While you're making preparations, be sure to arrange for someone to drive you home after your surgery and to help you out for a few days if needed.
The surgery is usually performed in our fully accredited office surgical suite, using IV sedation and local anesthesia. This is where the vast majority of these are done.
If you desire a general anesthetic, the surgery can be done at the Institute for Outpatient Surgery. This option is usually chosen by those who are combining this with other procedures, such as a tummy tuck, which will require a general anesthetic.
Breast lifts are usually performed by Dr. Concannon under IV sedation with local anesthesia. You are comfortable and drowsy during the operation.
Mastopexy usually takes one to two hours. The most common procedure involves an anchor-shaped incision following the natural contour of the breast. The incision outlines the area from which breast skin will be removed and defines the new location for the nipple. When the excess skin has been removed, the nipple and areola are moved to the higher position. The skin surrounding the areola is then brought down and together to reshape the breast. The stitches that Dr. Concannon uses are placed beneath the skin (hidden) to minimize scarring; the incisions are located around the areola, in a vertical line extending downwards from the nipple area, and along the lower crease of the breast.

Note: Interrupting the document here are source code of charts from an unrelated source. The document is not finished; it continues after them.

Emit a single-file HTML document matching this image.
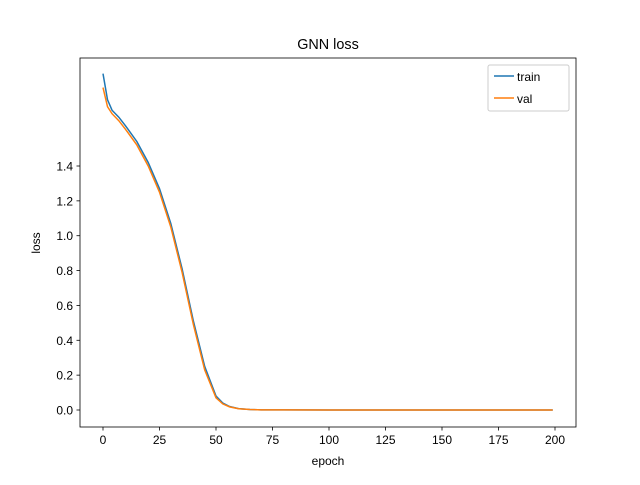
<!DOCTYPE html>
<html><head><meta charset="utf-8"><style>
body{margin:0;background:#fff;}
svg text{font-family:"Liberation Sans","DejaVu Sans",sans-serif;fill:#000;}
</style></head><body>
<svg id="chart" width="640" height="480" xmlns="http://www.w3.org/2000/svg">
<rect width="640" height="480" fill="#fff"/>
<text x="328" y="49" font-size="14.4" text-anchor="middle">GNN loss</text>
<g id="plot"></g>
<text x="328" y="465" font-size="12" text-anchor="middle">epoch</text>
<text x="40" y="243" font-size="12" text-anchor="middle" transform="rotate(-90 40 243)">loss</text>
<g>
<rect x="488" y="65" width="81" height="46" fill="#fff" stroke="#ccc" rx="2"/>
<line x1="494" y1="76" x2="514" y2="76" stroke="#1f77b4" stroke-width="1.5"/>
<text x="517" y="81" font-size="12">train</text>
<line x1="494" y1="98" x2="514" y2="98" stroke="#ff7f0e" stroke-width="1.5"/>
<text x="517" y="103" font-size="12">val</text>
</g>
</svg>
<script>
const epochs=[0,2,4,7,10,15,20,25,30,35,40,45,50,53,56,60,65,70,80,100,150,199];
const trainLoss=[1.93,1.78,1.72,1.68,1.63,1.54,1.42,1.27,1.07,0.81,0.51,0.25,0.08,0.04,0.02,0.008,0.003,0.001,0.0005,0.0002,0.0001,0.0001];
const valLoss=[1.85,1.74,1.70,1.66,1.61,1.52,1.40,1.25,1.05,0.79,0.49,0.23,0.07,0.035,0.018,0.007,0.003,0.001,0.0005,0.0002,0.0001,0.0001];
const xTicks=[0,25,50,75,100,125,150,175,200];
const yTicks=[0.0,0.2,0.4,0.6,0.8,1.0,1.2,1.4];
const L=80,R=576,T=58,B=427;
const xs=v=>103+v*(555-103)/200;
const ys=v=>410-v*(410-166)/1.4;
const NS="http://www.w3.org/2000/svg";
const g=document.getElementById('plot');
function mk(t,a){const e=document.createElementNS(NS,t);for(const k in a)e.setAttribute(k,a[k]);g.appendChild(e);return e;}
xTicks.forEach(v=>{
 const l=mk('line',{x1:xs(v),x2:xs(v),y1:B,y2:B+3.5,stroke:'#000','stroke-width':0.8});
 
 
 const t=mk('text',{x:xs(v),y:B+17,'font-size':12,'text-anchor':'middle'});t.textContent=v;
 
 
});
yTicks.forEach(v=>{
 const l=mk('line',{x1:L-3.5,x2:L,y1:ys(v),y2:ys(v),stroke:'#000','stroke-width':0.8});
 
 
 const t=mk('text',{x:L-7,y:ys(v)+4.5,'font-size':12,'text-anchor':'end'});t.textContent=v.toFixed(1);
 
 
});
function line(vals,color,name){
 const p=mk('polyline',{points:epochs.map((e,i)=>xs(e)+','+ys(vals[i])).join(' '),fill:'none',stroke:color,'stroke-width':1.5});
 
 
}
line(trainLoss,'#1f77b4','train-line');
line(valLoss,'#ff7f0e','val-line');
const fr=mk('rect',{x:L,y:T,width:R-L,height:B-T,fill:'none',stroke:'#000','stroke-width':0.8});


</script>
</body></html>
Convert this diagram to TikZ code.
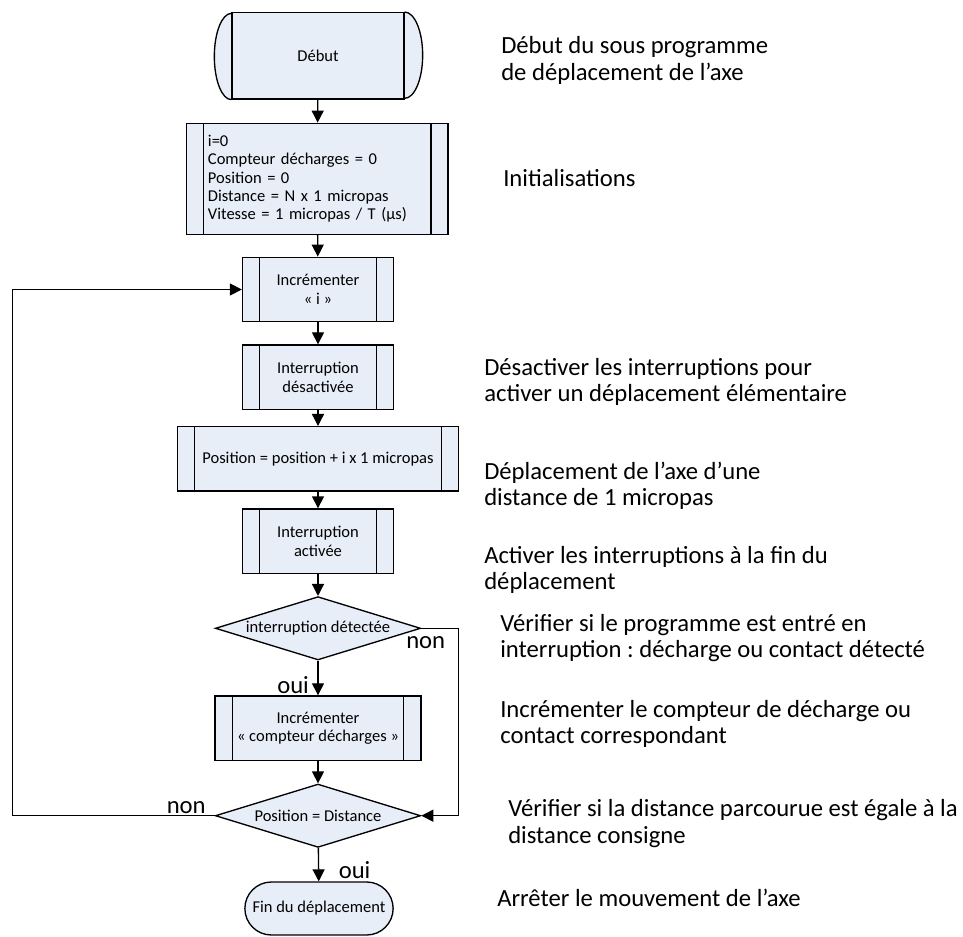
\documentclass[tikz,border=0pt]{standalone}
\usepackage{fontspec}
\setmainfont{Carlito}
\usetikzlibrary{shapes.geometric,shapes.misc,arrows.meta,calc}
\definecolor{boxfill}{RGB}{232,238,248}
\newcommand\myboxfont{\frenchspacing\fontsize{12.4pt}{13.75pt}\selectfont}
\newcommand\myrtfont{\frenchspacing\fontsize{18.5pt}{20pt}\selectfont}
\begin{document}
\begin{tikzpicture}[x=0.75pt,y=-0.75pt,
  base/.style={draw=black, line width=1pt, fill=boxfill},
  subproc/.style={base, rectangle, inner sep=0pt, align=center, font=\myboxfont,
    path picture={
      \draw[line width=0.8pt] ([xshift=12.75pt]path picture bounding box.north west) -- ([xshift=12.75pt]path picture bounding box.south west);
      \draw[line width=0.8pt] ([xshift=-12.75pt]path picture bounding box.north east) -- ([xshift=-12.75pt]path picture bounding box.south east);}},
  smallbox/.style={subproc, minimum width=113.25pt, minimum height=48.3pt},
  decision/.style={base, diamond, aspect=3.24, inner sep=0pt, font=\myboxfont, minimum width=154pt, minimum height=47.5pt},
  arr/.style={-{Triangle[length=9pt,width=9pt]}, line width=1pt},
  lbl/.style={inner sep=0pt, font=\myrtfont},
  note/.style={inner sep=0pt, anchor=north west, align=left, font=\myrtfont}
]
\useasboundingbox (0,0) rectangle (963,937);

% start terminator
\node[base, rectangle, inner sep=0pt, font=\myboxfont, minimum width=129pt, minimum height=64.7pt] (debut) at (318,55.85) {Début};
\draw[base] (debut.north east) arc[start angle=90, end angle=-90, x radius=13.5pt, y radius=32.35pt];
\draw[base] (debut.south west) arc[start angle=270, end angle=90, x radius=12.75pt, y radius=32.35pt];
\draw[line width=0.8pt] (debut.north east) -- (debut.south east);
\draw[line width=0.8pt] (debut.north west) -- (debut.south west);

\node[subproc, text width=164pt, align=left, inner xsep=16pt, minimum width=196pt, minimum height=83.25pt] (init) at (317.3,178.8)
  {i=0\\Compteur décharges = 0\\Position = 0\\Distance = N x 1 micropas\\Vitesse = 1 micropas / T (µs)};

\node[smallbox] (inci) at (318,289.5) {Incrémenter\\« i »};
\node[smallbox] (desact) at (318,377.2) {Interruption\\désactivée};
\node[subproc, minimum width=211pt, minimum height=48.2pt] (pos) at (318,458.8) {Position = position + i x 1 micropas};
\node[smallbox] (act) at (318,541.2) {Interruption\\activée};
\node[decision] (d1) at (318,628.3) {interruption détectée};
\node[subproc, minimum width=154.3pt, minimum height=48.5pt] (cpt) at (318,728.3) {Incrémenter\\« compteur décharges »};
\node[decision] (d2) at (318,815.7) {Position = Distance};
\node[base, rounded rectangle, inner sep=0pt, font=\myboxfont, minimum width=111.2pt, minimum height=39.75pt] (fin) at (319,908.5) {Fin du déplacement};

% connectors
\draw[arr] (debut) -- (init);
\draw[arr] (init) -- (inci);
\draw[arr] (inci) -- (desact);
\draw[arr] (desact) -- (pos);
\draw[arr] (pos) -- (act);
\draw[arr] (act) -- (d1);
\draw[arr] (d1) -- (cpt);
\draw[arr] (cpt) -- (d2);
\draw[arr] (d2) -- (fin);
\coordinate (rt) at (458.3,628.3);
\draw[arr] (d1.east) -- (rt) |- (d2.east);
\coordinate (lt) at (12.7,815.7);
\draw[arr] (d2.west) -- (lt) |- (inci.west);

% branch labels
\node[lbl, anchor=base west] (non1) at (406,648) {non};
\node[lbl, anchor=base west] (oui1) at (277,693) {oui};
\node[lbl, anchor=base west] (non2) at (166.5,813) {non};
\node[lbl, anchor=base west] (oui2) at (338.5,878) {oui};

% annotations
\node[note] (t1) at (501,33.3) {\rule{0pt}{15pt}Début du sous programme\\de déplacement de l’axe};
\node[note] (t2) at (503,166.7) {\rule{0pt}{15pt}Initialisations};
\node[note] (t3) at (484,355) {\rule{0pt}{15pt}Désactiver les interruptions pour\\activer un déplacement élémentaire};
\node[note] (t4) at (484,459) {\rule{0pt}{15pt}Déplacement de l’axe d’une\\distance de 1 micropas};
\node[note] (t5) at (484,543) {\rule{0pt}{15pt}Activer les interruptions à la fin du\\déplacement};
\node[note] (t6) at (500,611) {\rule{0pt}{15pt}Vérifier si le programme est entré en\\interruption : décharge ou contact détecté};
\node[note] (t7) at (500,697) {\rule{0pt}{15pt}Incrémenter le compteur de décharge ou\\contact correspondant};
\node[note] (t8) at (508,796.7) {\rule{0pt}{15pt}Vérifier si la distance parcourue est égale à la\\distance consigne};
\node[note] (t9) at (497,886) {\rule{0pt}{15pt}Arrêter le mouvement de l’axe};
\end{tikzpicture}
\end{document}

Some patients, especially those with relatively small breasts and minimal sagging, may be candidates for modified procedures requiring less extensive incisions. One such procedure is the "doughnut (or concentric) mastopexy," in which circular incisions are made around the areola, and a doughnut-shaped area of skin is removed.
After surgery, you'll wear a bulky gauze dressings. Your breasts will be bruised, swollen, and uncomfortable for a day or two, but the pain shouldn't be severe. Any discomfort you do feel will be relieved with medication.
The day after surgery, the dressing will be replaced by a soft support bra. You'll need to wear this bra around the clock for three weeks or so. The sutures are dissolvable, so none will need to be removed.
If your breast skin is very dry following surgery, you can apply a moisturizer several times a day. Be careful not to tug at your skin in the process, and keep the moisturizer away from the suture areas.
Getting Back to Normal
Healing is a gradual process. Although you may be up and about in a day or two, you may delay a return to work for a week or more, depending on how you feel. Avoid lifting anything over your head for three to four weeks. If you have any unusual symptoms, don't hesitate to call Dr. Concannon or his staff.
Dr. Concannon will give you detailed instructions for resuming your normal activities. You will be instructed to avoid strenuous activity or sports for several weeks. After that, you can resume these activities slowly. If you become pregnant, the operation should not affect your ability to breast-feed, since your milk ducts and nipples will be left intact.
Dr. Concannon will make every effort to make your scars as inconspicuous as possible. Still, it's important to remember that mastopexy scars are permanent. They often remain lumpy and red for months, then gradually become less obvious, sometimes eventually fading to thin white lines. Fortunately, the scars can usually be placed so that you can wear even low-cut tops.
Your satisfaction with a breast lift is likely to be greater if you understand the procedure thoroughly and if your expectations are realistic.